2) Speaking of the male love interest… Does he sometimes override the heroine’s own self-determination for reasons he feels are valid but she has told him are not? Is he at one point extremely physically or verbally cruel but frames it as something he must do to keep her away from worse danger? When she is in a situation of power over him, does he find ways to carve out power by withholding affection or abandoning her? Does she assume these actions are not because he is a dick but because she is not desirable or has made some type of capital relationship mistake?
3) Does the heroine gets some kind of makeover (in discord with her overall character) and her body is then marked by the male love interest, male friends, or others though stares or comments about her beauty? Does this serve to imply she is more beautiful in feminine trappings than in the clothing/hairstyles she wears for hero tasks?
4) Is there a part where the heroine’s emotional weakness rather than her physical strength and talent becomes the focus? Is that emotional weakness framed as a marker of her realizing “real feelings” for the male love interest? Does he momentarily engage and then withdraw affection in ways that encourage this emotional disorder?
5) Is the heroine’s age clearly articulated as 16 or 17 [under the legal age of consent for the majority of the book’s readership] but the male love interest is ambiguously older or described as a mature adult male? Does this adult male love interest sometimes get really mad and punch the wall close to the teenage heroine’s head or body?
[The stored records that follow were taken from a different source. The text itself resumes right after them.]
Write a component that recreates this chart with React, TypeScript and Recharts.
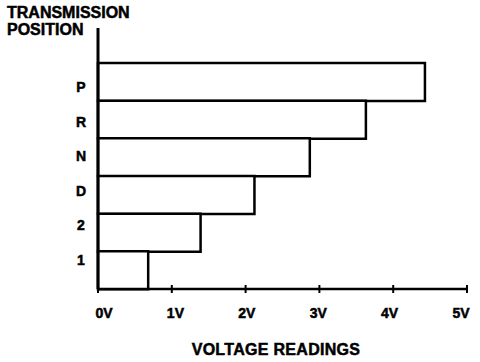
import { BarChart, Bar, XAxis, YAxis } from "recharts";

const positions = ["P", "R", "N", "D", "2", "1"];
const voltages = [4.43, 3.63, 2.87, 2.12, 1.39, 0.68];
const voltTicks = [0, 1, 2, 3, 4, 5];

const data = positions.map((pos, i) => ({ pos, volts: voltages[i] }));

const FONT = "'Liberation Sans', Arial, sans-serif";
const heavy = { fontFamily: FONT, fontWeight: "bold", fill: "#000", stroke: "#000", strokeWidth: 0.5 } as const;

function VoltTick(props: any) {
  const { x, y, payload } = props;
  // hand-lettered labels drift a little left of their ticks toward the right end
  const dx = 6 - 2.4 * payload.value;
  return (
    <g>
      <line x1={x} y1={y - 4} x2={x} y2={y + 4} stroke="#000" strokeWidth={2} />
      <text x={x + dx} y={y + 29} textAnchor="middle" fontSize={14} {...heavy}>
        {payload.value}V
      </text>
    </g>
  );
}

function PosTick(props: any) {
  const { x, y, payload } = props;
  return (
    <text x={x - 17} y={y + 5} textAnchor="middle" fontSize={14} {...heavy}>
      {payload.value}
    </text>
  );
}

export default function App() {
  return (
    <div style={{ position: "absolute", left: 0, top: 0, background: "#fff" }}>
      <BarChart
        width={480}
        height={362}
        data={data}
        layout="vertical"
        barCategoryGap={0}
        margin={{ top: 28, right: 13, bottom: 0, left: 0 }}
      >
        <XAxis
          type="number"
          dataKey="volts"
          domain={[0, 5]}
          ticks={voltTicks}
          interval={0}
          height={73}
          tickSize={0}
          tickMargin={0}
          tickLine={false}
          axisLine={{ stroke: "#000", strokeWidth: 2.5 }}
          tick={<VoltTick />}
        />
        <YAxis
          yAxisId="bars"
          type="category"
          dataKey="pos"
          width={0}
          padding={{ top: 35, bottom: 0 }}
          tick={false}
          tickLine={false}
          axisLine={false}
        />
        <YAxis
          yAxisId="labels"
          type="category"
          dataKey="pos"
          width={98}
          padding={{ top: 42, bottom: 12 }}
          tickSize={0}
          tickMargin={0}
          tickLine={false}
          axisLine={{ stroke: "#000", strokeWidth: 3 }}
          interval={0}
          tick={<PosTick />}
        />
        <Bar
          yAxisId="bars"
          dataKey="volts"
          fill="#fff"
          stroke="#000"
          strokeWidth={2.5}
          isAnimationActive={false}
        />
        <text x={7} y={18} fontSize={16} {...heavy}>
          TRANSMISSION
        </text>
        <text x={7} y={35} fontSize={16} {...heavy}>
          POSITION
        </text>
        <text x={276} y={355} textAnchor="middle" fontSize={16} letterSpacing={0.3} {...heavy}>
          VOLTAGE READINGS
        </text>
      </BarChart>
    </div>
  );
}
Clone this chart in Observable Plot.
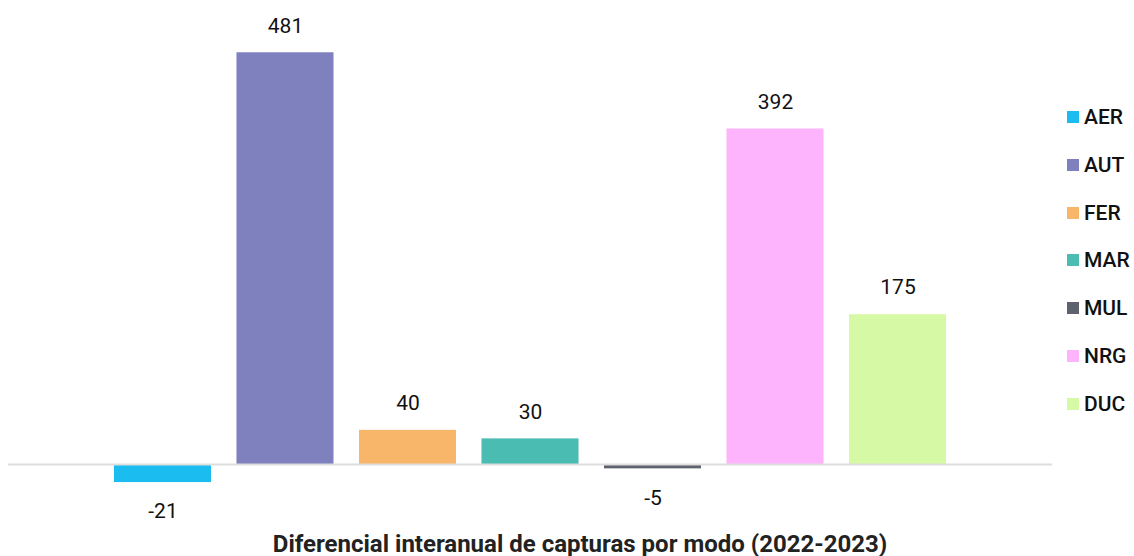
<!DOCTYPE html>
<html>
<head>
<meta charset="utf-8">
<script src="https://cdn.jsdelivr.net/npm/d3@7"></script>
<script src="https://cdn.jsdelivr.net/npm/@observablehq/plot@0.6"></script>
<style>
  html, body { margin: 0; padding: 0; background: #fff; }
  #wrap { position: relative; width: 1134px; height: 556px; font-family: Roboto, "Noto Sans", sans-serif; }
  #legend { position: absolute; left: 1067px; top: 93px; }
  .item { display: flex; align-items: center; height: 47.83px; font-size: 21px; font-weight: 500; color: #111; }
  .sw { width: 12px; height: 12px; margin-right: 5px; }
  #title { position: absolute; left: 0; width: 1160px; top: 531px; text-align: center; font-size: 24px; font-weight: bold; color: #222; line-height: 26px; }
</style>
</head>
<body>
<div id="wrap">
  <div id="chart"></div>
  <div id="legend"></div>
  <div id="title">Diferencial interanual de capturas por modo (2022-2023)</div>
</div>
<script>
const categories = ["AER", "AUT", "FER", "MAR", "MUL", "NRG", "DUC"];
const values = [-21, 481, 40, 30, -5, 392, 175];
const colors = ["#1bbdf0", "#7f81bf", "#f7b669", "#4bbcb1", "#5e626e", "#fdb4fc", "#d6f9a5"];

const data = categories.map((c, i) => ({cat: c, value: values[i]}));

const chart = Plot.plot({
  width: 1134,
  height: 530,
  marginLeft: 8,
  marginRight: 82,
  marginTop: 36,
  marginBottom: 0,
  style: {fontFamily: "Roboto, 'Noto Sans', sans-serif", background: "transparent"},
  x: {domain: categories, paddingInner: 0.208, paddingOuter: 0.865, round: false, axis: null},
  y: {domain: [-77, 500], axis: null},
  color: {domain: categories, range: colors},
  marks: [
    Plot.barY(data, {x: "cat", y: "value", fill: "cat"}),
    Plot.ruleY([0], {stroke: "#dddddd", strokeWidth: 2}),
    Plot.text(data.filter(d => d.value >= 0), {x: "cat", y: "value", text: d => String(d.value), dy: -27, fontSize: 21, fontWeight: 400, fill: "#111"}),
    Plot.text(data.filter(d => d.value < 0), {x: "cat", y: "value", text: d => String(d.value), dy: 29, fontSize: 21, fontWeight: 400, fill: "#111"})
  ]
});
document.getElementById("chart").appendChild(chart);

const legend = document.getElementById("legend");
categories.forEach((c, i) => {
  const item = document.createElement("div");
  item.className = "item";
  item.innerHTML = `<span class="sw" style="background:${colors[i]}"></span><span>${c}</span>`;
  legend.appendChild(item);
});
</script>
</body>
</html>
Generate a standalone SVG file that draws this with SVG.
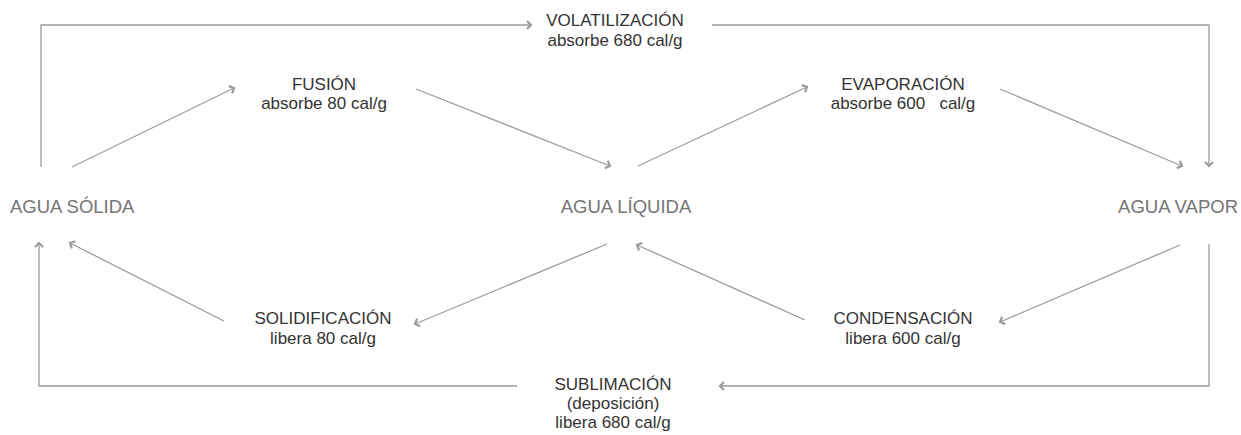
<svg xmlns="http://www.w3.org/2000/svg" width="1241" height="435" viewBox="0 0 1241 435">
<style>
.state{font-family:"Liberation Sans",Arial,sans-serif;font-size:18.5px;fill:#757575}
.lbl{font-family:"Liberation Sans",Arial,sans-serif;font-size:17px;fill:#333333;text-anchor:middle}
.conn{fill:none;stroke:#9c9c9c;stroke-width:1.3;marker-end:url(#arr)}
</style>
<defs>
<marker id="arr" markerUnits="userSpaceOnUse" markerWidth="10" markerHeight="12" refX="6" refY="5" orient="auto" viewBox="0 0 10 10">
<path d="M2,1 L6,5 L2,9" fill="none" stroke="#9c9c9c" stroke-width="2.2"/>
</marker>
</defs>
<rect width="1241" height="435" fill="#ffffff"/>
<g id="connectors">
<polyline class="conn" points="41,167 41,25 531,25"/>
<polyline class="conn" points="712,25 1209,25 1209,166"/>
<line class="conn" x1="72" y1="167" x2="234" y2="88"/>
<line class="conn" x1="416" y1="89" x2="610" y2="166"/>
<line class="conn" x1="638" y1="166" x2="807" y2="87"/>
<line class="conn" x1="1000" y1="89" x2="1182" y2="166"/>
<polyline class="conn" points="1209,244 1209,386 720,386"/>
<polyline class="conn" points="517,386 39,386 39,243"/>
<line class="conn" x1="224" y1="321" x2="70" y2="243"/>
<line class="conn" x1="607" y1="244" x2="415" y2="324"/>
<line class="conn" x1="805" y1="320" x2="637" y2="245"/>
<line class="conn" x1="1180" y1="245" x2="1000" y2="322"/>
</g>
<g id="solida"><text class="state" x="10" y="213">AGUA SÓLIDA</text></g>
<g id="liquida"><text class="state" x="626" y="213" text-anchor="middle">AGUA LÍQUIDA</text></g>
<g id="vapor"><text class="state" x="1238" y="213" text-anchor="end">AGUA VAPOR</text></g>
<g id="volatilizacion"><text class="lbl" x="615" y="26">VOLATILIZACIÓN</text><text class="lbl" x="615" y="46">absorbe 680 cal/g</text></g>
<g id="fusion"><text class="lbl" x="324" y="90">FUSIÓN</text><text class="lbl" x="324" y="109">absorbe 80 cal/g</text></g>
<g id="evaporacion"><text class="lbl" x="903" y="90">EVAPORACIÓN</text><text class="lbl" x="903" y="109" xml:space="preserve" style="white-space:pre">absorbe 600   cal/g</text></g>
<g id="solidificacion"><text class="lbl" x="323" y="324">SOLIDIFICACIÓN</text><text class="lbl" x="323" y="344">libera 80 cal/g</text></g>
<g id="condensacion"><text class="lbl" x="903" y="324">CONDENSACIÓN</text><text class="lbl" x="903" y="344">libera 600 cal/g</text></g>
<g id="sublimacion"><text class="lbl" x="613" y="390">SUBLIMACIÓN</text><text class="lbl" x="613" y="409">(deposición)</text><text class="lbl" x="613" y="428">libera 680 cal/g</text></g>
</svg>
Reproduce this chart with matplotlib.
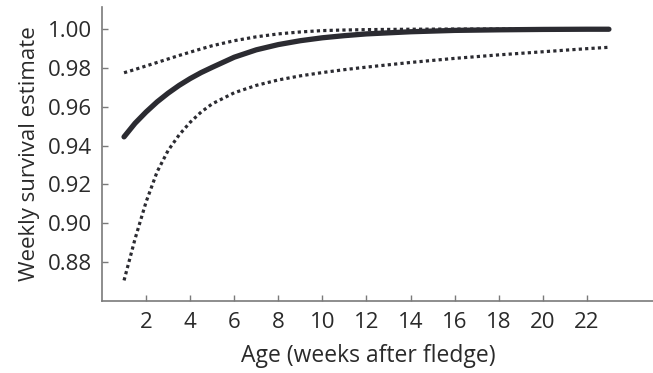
import matplotlib
matplotlib.use("Agg")
import matplotlib.pyplot as plt

# weeks after fledge
weeks = [1, 1.5, 2, 2.5, 3, 3.5, 4, 4.5, 5, 6, 7, 8, 9, 10, 11, 12, 14, 16, 18, 20, 22, 23]
estimate = [0.9445, 0.9515, 0.9573, 0.9625, 0.9670, 0.9710, 0.9745, 0.9776, 0.9803,
            0.9855, 0.9893, 0.9920, 0.9940, 0.9955, 0.9966, 0.9975, 0.9986, 0.9993,
            0.9996, 0.9998, 0.9999, 0.9999]
upper = [0.9775, 0.9792, 0.9810, 0.9828, 0.9846, 0.9864, 0.9881, 0.9898, 0.9914,
         0.9940, 0.9960, 0.9975, 0.9985, 0.9992, 0.9995, 0.9997, 0.9999, 1.0,
         1.0, 1.0, 1.0, 1.0]
lower = [0.8706, 0.8920, 0.9110, 0.9265, 0.9375, 0.9455, 0.9520, 0.9573, 0.9615,
         0.9672, 0.9710, 0.9738, 0.9759, 0.9776, 0.9791, 0.9804, 0.9828, 0.9849,
         0.9867, 0.9883, 0.9899, 0.9906]

xticks = list(range(2, 23, 2))
yticks = [0.88, 0.90, 0.92, 0.94, 0.96, 0.98, 1.00]

plt.rcParams["font.family"] = ["Open Sans", "DejaVu Sans"]

fig = plt.figure(figsize=(6.53, 3.73), dpi=100)
ax = fig.add_axes([0.1562, 0.193, 0.8438, 0.788])

line_col = "#2b2b31"
ax.plot(weeks, estimate, color=line_col, lw=3.8, solid_capstyle="round")
ax.plot(weeks, upper, color=line_col, lw=2.3, linestyle=(0, (1, 1)))
ax.plot(weeks, lower, color=line_col, lw=2.3, linestyle=(0, (1, 1)))

ax.set_xlim(0, 25)
ax.set_ylim(0.86, 1.0113)
ax.set_xticks(xticks)
ax.set_yticks(yticks)
ax.set_yticklabels([f"{v:.2f}" for v in yticks])

for side in ("top", "right"):
    ax.spines[side].set_visible(False)
for side in ("left", "bottom"):
    ax.spines[side].set_color("#7a7a7a")
    ax.spines[side].set_linewidth(1.2)

ax.tick_params(direction="in", length=4, width=1.0, color="#7a7a7a",
               labelsize=16, labelcolor="#2a2a2a")
ax.tick_params(axis="y", pad=7)
ax.tick_params(axis="x", pad=8)

ax.set_ylabel("Weekly survival estimate", fontsize=16, color="#2a2a2a", labelpad=6)
ax.set_xlabel("Age (weeks after fledge)", fontsize=16.5, color="#2a2a2a", labelpad=9)
# label sits a little left of the axes centre in the original
ax.xaxis.set_label_coords(0.483, -0.145)

fig.savefig("out.png", dpi=100)
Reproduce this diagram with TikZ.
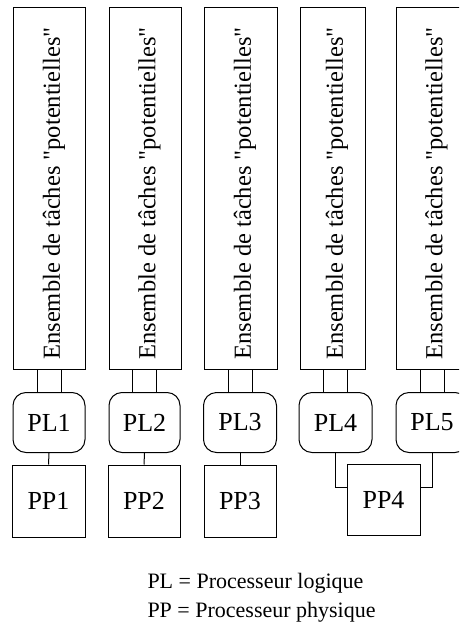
\documentclass[tikz,border=0pt]{standalone}
\usepackage{fontspec}
\setmainfont{Liberation Serif}[Ligatures=TeXOff]
\begin{document}
\begin{tikzpicture}[x=1pt,y=-1pt,line width=1pt,
  pool/.style={draw, minimum width=72pt, minimum height=361pt, inner sep=0pt},
  pooltext/.style={rotate=90, inner sep=0pt, font=\fontsize{24.5}{24.5}\selectfont},
  logical/.style={draw, rounded corners=13pt, minimum width=72pt, minimum height=60pt,
    inner sep=0pt, font=\fontsize{26}{26}\selectfont},
  physical/.style={draw, minimum width=72pt, minimum height=72pt,
    inner sep=0pt, font=\fontsize{26}{26}\selectfont},
  legend/.style={inner sep=0pt, anchor=base west, font=\fontsize{22}{22}\selectfont}
]
\useasboundingbox (0,0) rectangle (459,626);
\clip (0,0) rectangle (459,626);

% task pools
\node[pool] (t1) at (49.5,188.5) {};
\node[pool] (t2) at (145,188.5) {};
\node[pool, minimum width=73pt] (t3) at (240.5,188.5) {};
\node[pool, minimum width=65pt] (t4) at (332.5,188.5) {};
\node[pool] (t5) at (432,188.5) {};
\foreach \t in {t1,t2,t3,t4,t5}
  \node[pooltext] (\t-label) at ([xshift=4.5pt,yshift=-5pt]\t.center)
    {Ensemble de tâches "potentielles"};

% logical processors
\node[logical] (pl1) at (49,422.5) {PL1};
\node[logical, minimum width=71pt] (pl2) at (144.5,422.5) {PL2};
\node[logical, minimum width=73pt] (pl3) at (240,422.5) {PL3};
\node[logical, minimum width=73pt] (pl4) at (335.5,422.5) {PL4};
\node[logical] (pl5) at (432,422.5) {PL5};

% physical processors
\node[physical, minimum width=73pt] (pp1) at (48.5,501) {PP1};
\node[physical] (pp2) at (144,501) {PP2};
\node[physical] (pp3) at (240,501) {PP3};
\node[physical, minimum width=73pt, minimum height=71pt] (pp4) at (383.5,499.5) {PP4};

% pool to logical processor links (double)
\foreach \i in {1,...,5} {
  \draw ([xshift=-12pt]pl\i.north) -- ([xshift=-12pt]pl\i.north |- t\i.south);
  \draw ([xshift=12pt]pl\i.north) -- ([xshift=12pt]pl\i.north |- t\i.south);
}

% logical to physical processor links
\draw (pl1.south) -- (pp1.north);
\draw (pl2.south) -- (pp2.north);
\draw (pl3.south) -- (pp3.north);
\draw (pl4.south) |- ([yshift=12.5pt]pp4.west);
\draw (pl5.south) |- ([yshift=12.5pt]pp4.east);

% legend
\node[legend] (key1) at (147,588) {PL = Processeur logique};
\node[legend] (key2) at (147,617) {PP = Processeur physique};
\end{tikzpicture}
\end{document}
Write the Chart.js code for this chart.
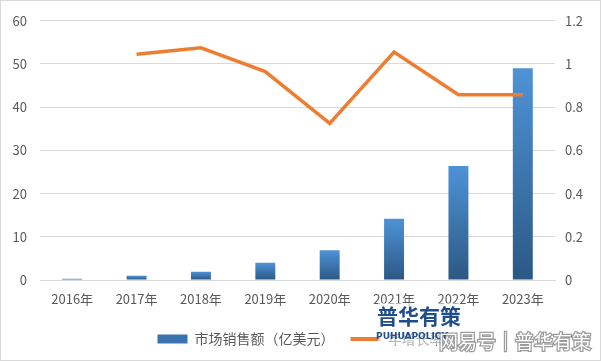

6) Are the sex scenes riddled with creepy phrases such as “he took her mouth” or he “desired to bed her” or whatever other things might seem old timey sexy but enforce his sexual dominance? Is the sexual content triggered by him lecturing/yelling at her for “bad” behavior, or soothing her about some body or emotional insecurity that she could have worked through on her own timeline but that he pushes her to disclose or deal with at his lead?
7) Is rape, sexual assault, or disempowering forms of sex work/prostitution brought up as a threat to the heroine’s physicality or honor but never addressed in terms of how sexual domination is a persistent means of dehumanizing and controlling all women? In other words, is sexual assault a scary shadow used to show the heroine’s ultimate bravery and strength, or is it something the heroine understands is a cultural method of gender oppression that must be dealt with on a larger scale?
8) The heroine probably takes on a masculine or men’s job, skill, or social position. Is she able to do so because everyone feels these gender rules are arbitrary and many women are of a like mind, or is it because she is unique and awesome among women and can do something other women don’t want to or just won’t?
9) And just so we’re not dirtbags ourselves, let’s note if the heroine is described with White features like red hair and pale skin. Oh she is, I’m so surprised. Ok, are all the other main characters described with similar features/skin/hair for no clear geographical reason? Is the only description of someone not White a minor character or group, and are they described as having “golden brown” skin?